Go therefore and make disciples of all nations,
baptizing them in the name of the Father
and of the Son and of the Holy Spirit…

Jesus himself speaks of God as Father, Son and Holy Spirit. It’s the way his disciples have known God. One God with one will and one purpose. He could exist simply for himself, but such is his love that he reaches out and beyond for love of the world he has made. You can discuss how God can be one God and at the same time three Persons - Father, Son and Holy Spirit - and people have. Theology, talk about God is a vital thing. But remember always that talk can get you only so far - we need to be prepared to admit what we can’t put into words, ready to encounter the mystery of God in silence.

To know God is to affirm that God is love.
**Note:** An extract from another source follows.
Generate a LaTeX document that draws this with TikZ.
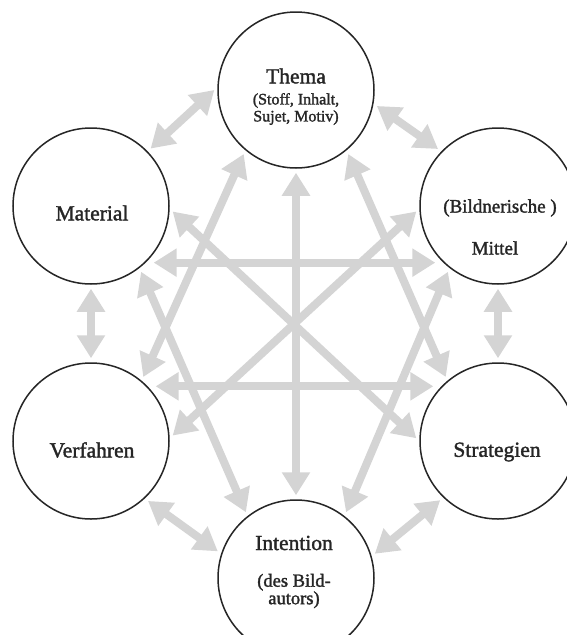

St. John sums up what it is to be a Christian in one sentence: “God is love, and those who live in love live in God, and God lives in them.”

Can we live knowing the truth of that statement? A simple faith is going to be demanding - and that’s true as we try to make sense of the world… as we try to make sense of God. What we need to do is to try and make sense of both together. We make sense of them when we know that God is love - and reveals that love in so many ways. We make sense of our faith when we respond in love to the God who first reaches out to us, and when we put love into action for the people around us.

David Jenkins, former Bishop of Durham, used to sum up Christian belief by saying, “God is as he is in Jesus, and so there is hope.” When God seems unknowable and distant, it’s Jesus who reveals who God is. And in our on-going relationship with God it’s Jesus who is the point of reference - it’s because of Jesus that we understand the work of the Holy Spirit. So, be open to encounter with God. God can’t be limited by human definition - the Spirit blows where he wills - but we can judge that encounter by reference to Jesus, and then we will begin to know something of God.

The danger on Trinity Sunday is that we get bogged down in all the talk about how God can be Father, Son and Holy Spirit, three Persons, yet one God,… and the end result is to leave us with a doctrine rather than a God who is alive and active. None of us can ever fully understand God, still less explain how he works. But we see him at work. What we do reveals God to others.  We may have far to go in working out the implications of that faith, but the promise is that God will travel with us. Do we want God as our companion on life’s journey? If we ask ourselves this question perhaps it will help us understand more about our relationship with God - and our calling.